萧瑜独自在房中静坐片刻,终是起身出了门。

大年除夕,家家户户团圆喜庆,新桃爆竹,红纸福字。相比起来,燕子胡同最里面那户,门口只挂了盏红灯笼的四合院,就显得格外冷清了起来。

前段时间热热闹闹的院子,一转眼就变得冷冷寂寂,没有了萧珏跑来跑去的玩耍,没有了金环在树下做针线活,没有了霍祥和小六子摇骰子赌花生米,没有了梁瑾捏着折扇咿咿呀呀吊嗓子,没有了萧瑜躺在摇椅上半醒半眯。

院子里黑漆漆的,只有西厢房亮着一盏微弱的灯。

桌上摆着一桌子酒菜,热了再热,已经凉透了,几盘饺子也粘成一坨,分不清你我。

梁瑾独自坐在桌边,静默望着灯光投到地上的阴影。

他默默想着,要是蜡烛就好了,蜡炬成灰千行泪,大抵还能估摸到时间的流逝。不像现在,一分一秒都是如此难捱,好像过了半辈子,可西洋钟上指针还没走过半圈。

她今夜不会来了,她今生也不会来了。

外面又响起噼里啪啦的爆竹声,还夹杂着孩子的嬉闹声。

他恍惚间想起了过去在庆祥班的日子,过年这几天不用起早贪黑的练功,是难得轻松的日子,运气好了还有几串炮仗可点。

一堆孩子的起哄声里,他战战兢兢的去点引线,连看也不敢看,突然砰的一声,他被吓坐在地上,呆愣的看着炮仗炸开在自己面前,那响声那火花真热闹啊,可热闹得太短暂,放肆的燃烧后,只剩下一地红色碎屑,和久消不散的刺鼻硫磺味。

砰——的一声,房门被大力的推开,屋外的冷风呼呼的灌进来。

梁瑾不可置信的看着门口的那个身影,一时间分不清是梦是真。

“饺子呢?不会一个没给我留吧?”

萧瑜笑着走进来。

“萧萧,你回来了?”

梁瑾欣喜的站起来,“我,我还以为......”

“以为什么?”

“算了,没什么。
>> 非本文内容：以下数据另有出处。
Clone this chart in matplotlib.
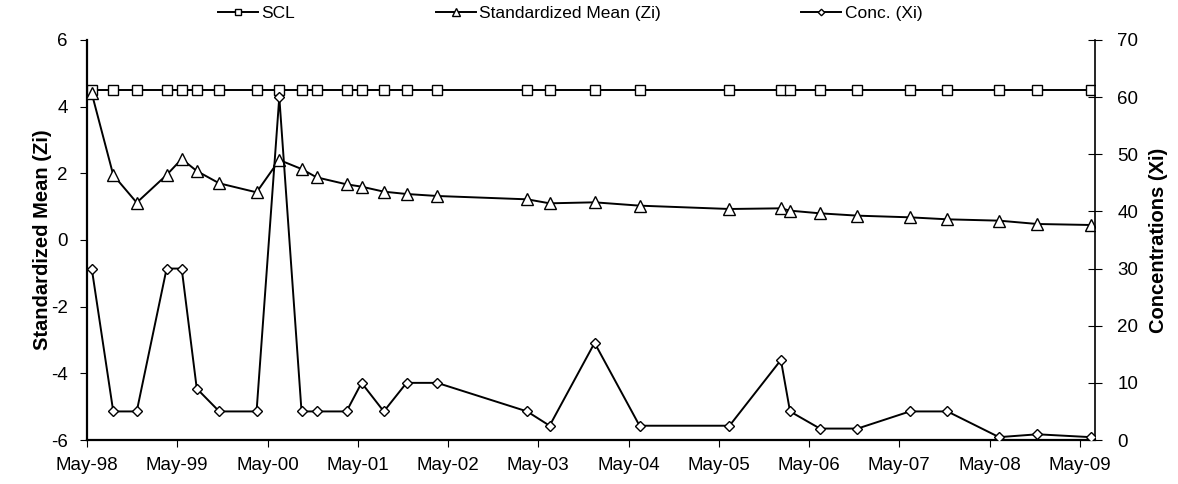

菜都凉了,我这就去热——”

“不必了,吃过饭来的。”

她抓住他的手臂,不让他再忙乎。

离得近了,他闻见了她身上的酒气,有些无奈:“又喝酒了?”

“喝了。”她轻笑,“和霍二少一块儿喝的。”

他神色一僵,别开脸,小声说:“你不必告诉我。”

萧瑜好笑:“你何必自欺欺人?你明知道我和他是什么关系,喝酒算什么了,我们在一起时会做什么,你难道不知道......”

“别说!”

梁瑾猛然转过头来,他脸色发白,双唇抿得紧紧的,双眼中有愤怒,伤心,还有隐隐的祈求。

他知道,他如何不知道?只是她不提,他不问,就自欺欺人的觉得不存在而已。

“你不是说你不求么?”

萧瑜定定的望着他的眼睛,轻柔缓慢,一字一顿:

“梁瑾,别求,我什么也给不了你。”

他呼吸一窒,眼见着她就近在咫尺,昏黄灯下,醉眼迷离,莹润的肌肤上好似镀了一层柔光,红唇一张一合,说着最残酷的话。

她就在他眼前,她就在他怀里,为何还属于着别人?

他头脑一热,就这样捧着她的脸狠狠吻了下去。

他们不是没有接过吻,她心情极好极好时,两人会有蜻蜓点水般的触碰,但也仅此而已。他心里清楚,她不喜欢和人亲近,所以从不敢越雷池半步。